In our last post, we mentioned that mediation is just not always successful. There are, of course, various reasons why mediation can and does fail. In some cases, failed mediation efforts can be a good thing, particularly when the only possible way to resolve the issue in mediation is for one side to agree to less than satisfactory terms.
Out in Pittsburgh, the seeming futility of mediation is on display in an ongoing dispute between the Peters Township School District and the teachers’ union. Teachers have apparently been without a contract in the district since the end of August, and are unable to come to an agreement with the district on certain terms. As of last Friday, the teachers had been on strike for nine days.
The primary issues in the dispute are salary increases, workday length and class sizes. Few details are provided about the exact terms of the dispute. What is clear, though, is that little has been accomplished thus far in talks between the union and the school district. If the dispute continues unresolved, the strike could run through nearly the end of the month, which would be a significant disruption to the school year.

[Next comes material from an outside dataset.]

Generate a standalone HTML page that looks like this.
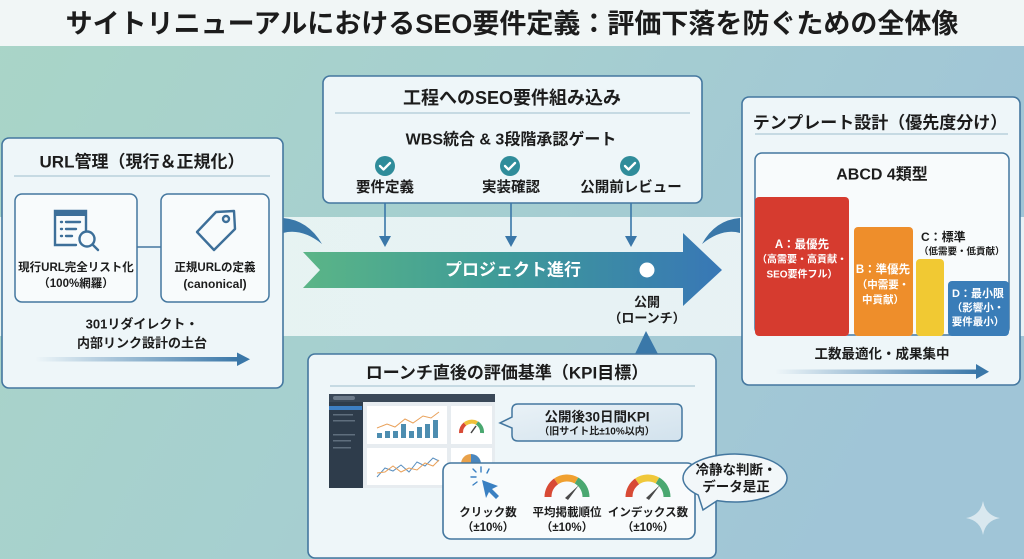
<!DOCTYPE html>
<html><head><meta charset="utf-8">
<style>
html,body{margin:0;padding:0;width:1024px;height:559px;overflow:hidden;background:#a6cfcf;}
svg{display:block;}
text{font-family:"Liberation Sans","Noto Sans CJK JP",sans-serif;font-weight:bold;fill:#1c1c1c;dominant-baseline:central;text-anchor:middle;}
</style></head><body>
<svg width="1024" height="559" viewBox="0 0 1024 559" xmlns="http://www.w3.org/2000/svg">
<defs>
<linearGradient id="bg" x1="0" y1="0" x2="1" y2="0.3">
<stop offset="0" stop-color="#a9d5c7"/><stop offset="0.5" stop-color="#a6cfd0"/><stop offset="1" stop-color="#a0c5d7"/>
</linearGradient>
<linearGradient id="arr" x1="303" y1="0" x2="722" y2="0" gradientUnits="userSpaceOnUse">
<stop offset="0" stop-color="#5bb587"/><stop offset="0.45" stop-color="#3f9c97"/><stop offset="1" stop-color="#3877b6"/>
</linearGradient>
<linearGradient id="fade" x1="0" y1="0" x2="1" y2="0">
<stop offset="0" stop-color="#3a77a8" stop-opacity="0"/><stop offset="1" stop-color="#3a77a8"/>
</linearGradient>
<linearGradient id="call" x1="0" y1="0" x2="1" y2="1"><stop offset="0" stop-color="#eaf2f7"/><stop offset="1" stop-color="#d2e2ed"/></linearGradient>
<linearGradient id="band" x1="0" y1="0" x2="1" y2="0"><stop offset="0" stop-color="#e6f3f1"/><stop offset="1" stop-color="#e8f2f6"/></linearGradient>
</defs>

<!-- background -->
<rect width="1024" height="559" fill="url(#bg)"/>
<rect width="1024" height="46" fill="#f1f6f6"/>
<rect y="217" width="1024" height="119" fill="url(#band)"/>

<!-- title -->
<text x="512" y="24" style="font-size:27px">サイトリニューアルにおけるSEO要件定義：評価下落を防ぐための全体像</text>

<!-- swooshes -->
<path d="M283,218 Q308,220 322,244 Q302,228 283,233 Z" fill="#3a78a9"/>
<path d="M740,218 Q715,220 702,244 Q722,228 740,233 Z" fill="#3a78a9"/>

<!-- main arrow -->
<polygon points="303,252 683,252 683,233 722,270 683,306 683,288 303,288 320,270" fill="url(#arr)"/>
<text x="513" y="270" style="font-size:17px;fill:#ffffff">プロジェクト進行</text>
<circle cx="647" cy="270" r="7.5" fill="#ffffff"/>
<text x="647" y="302" style="font-size:13px">公開</text>
<text x="647" y="318" style="font-size:13px">（ローンチ）</text>
<polygon points="646,331 635,354 658,354" fill="#3a78a9"/>

<!-- LEFT PANEL -->
<rect x="2" y="138" width="281" height="250" rx="7" fill="#eef6f9" stroke="#44779f" stroke-width="1.6"/>
<text x="142" y="162" style="font-size:17px">URL管理（現行＆正規化）</text>
<line x1="14" y1="176" x2="270" y2="176" stroke="#b9d0dc" stroke-width="1.5"/>
<line x1="137" y1="247" x2="161" y2="247" stroke="#44779f" stroke-width="1.6"/>
<rect x="15" y="194" width="122" height="108" rx="7" fill="#f8fbfc" stroke="#44779f" stroke-width="1.5"/>
<rect x="161" y="194" width="108" height="108" rx="7" fill="#f8fbfc" stroke="#44779f" stroke-width="1.5"/>
<!-- list icon -->
<g stroke="#3d6f99" stroke-width="2.4" fill="none" stroke-linecap="round">
<path d="M86,230 V211 H55 V245 H76"/>
<line x1="61" y1="222" x2="62" y2="222"/><line x1="66" y1="222" x2="80" y2="222"/>
<line x1="61" y1="229" x2="62" y2="229"/><line x1="66" y1="229" x2="76" y2="229"/>
<line x1="61" y1="236" x2="62" y2="236"/><line x1="66" y1="236" x2="72" y2="236"/>
<circle cx="87" cy="239" r="7.5"/>
<line x1="92.5" y1="244.5" x2="98" y2="250"/>
</g>
<rect x="55" y="211" width="31" height="5" fill="#3d6f99"/>
<!-- tag icon -->
<g stroke="#3d6f99" stroke-width="2.4" fill="none" stroke-linejoin="round">
<polygon points="197,232 216,212 234,211 235,229 214,250"/>
<circle cx="226" cy="219" r="3"/>
</g>
<text x="76" y="268" style="font-size:11.5px">現行URL完全リスト化</text>
<text x="76" y="284" style="font-size:11.5px">（100%網羅）</text>
<text x="215" y="268" style="font-size:11.5px">正規URLの定義</text>
<text x="215" y="284" style="font-size:12px">(canonical)</text>
<text x="142" y="324" style="font-size:13px">301リダイレクト・</text>
<text x="142" y="343" style="font-size:13px">内部リンク設計の土台</text>
<rect x="35" y="357" width="204" height="4.5" fill="url(#fade)"/>
<polygon points="237,352.5 250,359.3 237,366" fill="#3a77a8"/>

<!-- TOP PANEL -->
<rect x="323" y="76" width="379" height="127" rx="7" fill="#eef6f9" stroke="#44779f" stroke-width="1.6"/>
<text x="512" y="98" style="font-size:18px">工程へのSEO要件組み込み</text>
<line x1="335" y1="113" x2="690" y2="113" stroke="#b9d0dc" stroke-width="1.5"/>
<text x="511" y="140" style="font-size:16px">WBS統合 &amp; 3段階承認ゲート</text>
<g>
<circle cx="385" cy="166" r="10" fill="#2f8c9a"/>
<circle cx="510" cy="166" r="10" fill="#2f8c9a"/>
<circle cx="630" cy="166" r="10" fill="#2f8c9a"/>
<g stroke="#ffffff" stroke-width="2.3" fill="none" stroke-linecap="round" stroke-linejoin="round">
<path d="M380,166 L383.5,169.5 L390,163"/>
<path d="M505,166 L508.5,169.5 L515,163"/>
<path d="M625,166 L628.5,169.5 L635,163"/>
</g>
</g>
<text x="385" y="188" style="font-size:14.5px">要件定義</text>
<text x="511" y="188" style="font-size:14.5px">実装確認</text>
<text x="631" y="188" style="font-size:14.5px">公開前レビュー</text>
<g stroke="#3a77a8" stroke-width="1.6">
<line x1="385" y1="203" x2="385" y2="239"/>
<line x1="511" y1="203" x2="511" y2="239"/>
<line x1="631" y1="203" x2="631" y2="239"/>
</g>
<g fill="#3a77a8">
<polygon points="379,236 391,236 385,247"/>
<polygon points="505,236 517,236 511,247"/>
<polygon points="625,236 637,236 631,247"/>
</g>

<!-- RIGHT PANEL -->
<rect x="742" y="97" width="278" height="288" rx="7" fill="#eef6f9" stroke="#44779f" stroke-width="1.6"/>
<text x="880" y="123" style="font-size:17px">テンプレート設計（優先度分け）</text>
<line x1="755" y1="134" x2="1008" y2="134" stroke="#b9d0dc" stroke-width="1.5"/>
<rect x="755" y="153" width="254" height="182" rx="7" fill="#f8fbfc" stroke="#44779f" stroke-width="1.5"/>
<text x="882" y="175" style="font-size:16px">ABCD 4類型</text>
<rect x="755" y="197" width="94" height="139" rx="4" fill="#d63b2f"/>
<rect x="854" y="227" width="59" height="109" rx="4" fill="#ee8e2b"/>
<rect x="916" y="259" width="28" height="77" rx="4" fill="#f1c933"/>
<rect x="948" y="281" width="61" height="55" rx="4" fill="#3a7db8"/>
<text x="802" y="245" style="font-size:11.5px;fill:#fff">A：最優先</text>
<text x="802" y="260" style="font-size:10px;fill:#fff">（高需要・高貢献・</text>
<text x="802" y="275" style="font-size:10px;fill:#fff">SEO要件フル）</text>
<text x="883" y="270" style="font-size:11.5px;fill:#fff">B：準優先</text>
<text x="883" y="285" style="font-size:10.5px;fill:#fff">（中需要・</text>
<text x="883" y="300" style="font-size:10.5px;fill:#fff">中貢献）</text>
<text x="921" y="237" style="font-size:12px;text-anchor:start">C：標準</text>
<text x="919" y="252" style="font-size:9.5px;text-anchor:start">（低需要・低貢献）</text>
<text x="978" y="294" style="font-size:11px;fill:#fff">D：最小限</text>
<text x="978" y="308" style="font-size:10.5px;fill:#fff">（影響小・</text>
<text x="978" y="322" style="font-size:10.5px;fill:#fff">要件最小）</text>
<text x="882" y="354" style="font-size:13.5px">工数最適化・成果集中</text>
<rect x="775" y="369.5" width="203" height="4.5" fill="url(#fade)"/>
<polygon points="976,364 989,371.7 976,379" fill="#3a77a8"/>

<!-- BOTTOM PANEL -->
<rect x="308" y="354" width="408" height="204" rx="7" fill="#eef6f9" stroke="#44779f" stroke-width="1.6"/>
<text x="507" y="373" style="font-size:17px">ローンチ直後の評価基準（KPI目標）</text>
<line x1="330" y1="386" x2="695" y2="386" stroke="#b9d0dc" stroke-width="1.5"/>

<!-- dashboard -->
<rect x="329" y="394" width="166" height="94" fill="#2e3c4b"/>
<rect x="329" y="394" width="166" height="8" fill="#3a4858"/>
<rect x="333" y="396" width="22" height="4" rx="2" fill="#6d7b8a"/>
<rect x="329" y="406" width="33" height="4" fill="#3d7fc4"/>
<g fill="#5f6e7d">
<rect x="333" y="414" width="20" height="1.5"/>
<rect x="333" y="420" width="22" height="1.5"/>
<rect x="333" y="434" width="22" height="1.5"/>
<rect x="333" y="440" width="18" height="1.5"/>
<rect x="333" y="447" width="18" height="1.5"/>
</g>
<rect x="363" y="402" width="132" height="86" fill="#e7ecf0"/>
<rect x="367" y="406" width="80" height="38" fill="#ffffff"/>
<rect x="451" y="406" width="41" height="38" fill="#ffffff"/>
<rect x="367" y="448" width="80" height="37" fill="#ffffff"/>
<rect x="451" y="448" width="41" height="37" fill="#ffffff"/>
<g fill="#4d8db0">
<rect x="377" y="433" width="5" height="5"/>
<rect x="385" y="431" width="5" height="7"/>
<rect x="393" y="431" width="5" height="7"/>
<rect x="401" y="424" width="5" height="14"/>
<rect x="409" y="431" width="5" height="7"/>
<rect x="417" y="427" width="5" height="11"/>
<rect x="425" y="424" width="5" height="14"/>
<rect x="433" y="420" width="5" height="18"/>
</g>
<polyline points="377,428 387,424 395,427 405,419 413,423 423,416 431,418 439,412" fill="none" stroke="#e9a15a" stroke-width="1"/>
<g stroke-width="4" fill="none">
<path d="M461,433 A11,11 0 0 1 465,424" stroke="#d84a35"/>
<path d="M465,424 A11,11 0 0 1 477,423" stroke="#f0c03a"/>
<path d="M477,423 A11,11 0 0 1 482,433" stroke="#4aa870"/>
</g>
<line x1="471" y1="433" x2="476" y2="426" stroke="#444" stroke-width="1.5"/>
<polyline points="377,477 385,468 393,471 401,465 409,472 417,462 425,466 433,458 439,461" fill="none" stroke="#5a8fbf" stroke-width="1"/>
<polyline points="377,473 385,472 393,466 401,472 409,468 417,470 425,463 433,466 439,460" fill="none" stroke="#e9a15a" stroke-width="1"/>
<path d="M461,464 A10,10 0 0 1 471,454 V464 Z" fill="#e9a14a"/>
<path d="M471,454 A10,10 0 0 1 481,464 H471 Z" fill="#4a86bd"/>

<!-- callout -->
<path d="M518,404 H676 Q682,404 682,410 V435 Q682,441 676,441 H518 Q512,441 512,435 V428 L500,423 L512,417 V410 Q512,404 518,404 Z" fill="url(#call)" stroke="#44779f" stroke-width="1.5"/>
<text x="597" y="417" style="font-size:13.5px">公開後30日間KPI</text>
<text x="597" y="432" style="font-size:10px">（旧サイト比±10%以内）</text>

<!-- KPI box -->
<rect x="443" y="463" width="252" height="76" rx="8" fill="#f8fbfc" stroke="#44779f" stroke-width="1.6"/>
<!-- cursor -->
<polygon points="482,480 498,486 492,489 499,496 496,499 489,492 486,498" fill="#3a80c2"/>
<g stroke="#3a80c2" stroke-width="1.4" stroke-linecap="round">
<line x1="481" y1="467" x2="481" y2="472"/>
<line x1="471" y1="477" x2="476" y2="477"/>
<line x1="473" y1="469" x2="476" y2="472"/>
<line x1="489" y1="469" x2="487" y2="473"/>
<line x1="473" y1="485" x2="477" y2="482"/>
</g>
<!-- gauge 2 -->
<g stroke-width="7" fill="none">
<path d="M548,497 A19,19 0 0 1 556.1,481.4" stroke="#d84a35"/>
<path d="M556.1,481.4 A19,19 0 0 1 576.5,480.5" stroke="#f0a030"/>
<path d="M576.5,480.5 A19,19 0 0 1 586,497" stroke="#4aa870"/>
</g>
<polygon points="565,498 568,500 579,485" fill="#4a4a4a"/>
<!-- gauge 3 -->
<g stroke-width="7" fill="none">
<path d="M629,497 A19,19 0 0 1 637.1,481.4" stroke="#d84a35"/>
<path d="M637.1,481.4 A19,19 0 0 1 657.5,480.5" stroke="#f0c83a"/>
<path d="M657.5,480.5 A19,19 0 0 1 667,497" stroke="#4aa870"/>
</g>
<polygon points="646,498 649,500 660,485" fill="#4a4a4a"/>
<text x="488" y="513" style="font-size:11.5px">クリック数</text>
<text x="488" y="528" style="font-size:11.5px">（±10%）</text>
<text x="567" y="513" style="font-size:11.5px">平均掲載順位</text>
<text x="567" y="528" style="font-size:11.5px">（±10%）</text>
<text x="648" y="513" style="font-size:11.5px">インデックス数</text>
<text x="648" y="528" style="font-size:11.5px">（±10%）</text>

<!-- bubble -->
<path d="M717.2,500.6 L703,510 L698.2,495 A52,24 0 1 1 717.2,500.6 Z" fill="#f2f7f9" stroke="#44779f" stroke-width="1.5"/>
<text x="736" y="470" style="font-size:13.5px">冷静な判断・</text>
<text x="736" y="487" style="font-size:13.5px">データ是正</text>

<!-- sparkle -->
<path d="M983,501 Q985.5,515.5 1000,518 Q985.5,520.5 983,535 Q980.5,520.5 966,518 Q980.5,515.5 983,501 Z" fill="#ffffff" fill-opacity="0.6"/>
</svg>
</body></html>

As we’ve noted in previous posts, mediation is rarely successful in the absence of a negotiation process by which parties learn to see beyond their specific goals to their underlying interests and to consider alternative ways to satisfy those interests which are acceptable to the other side. In some cases, of course, certain terms are very difficult to negotiate on, and may serve as “deal-breakers.” Each case is different. A skilled mediator knows how to make the best of a case and put parties in the best possible position to resolve the dispute in a mutually satisfactory way. A skilled mediator also knows the limits of mediation and when mediation may not be the best way to resolve a particular dispute.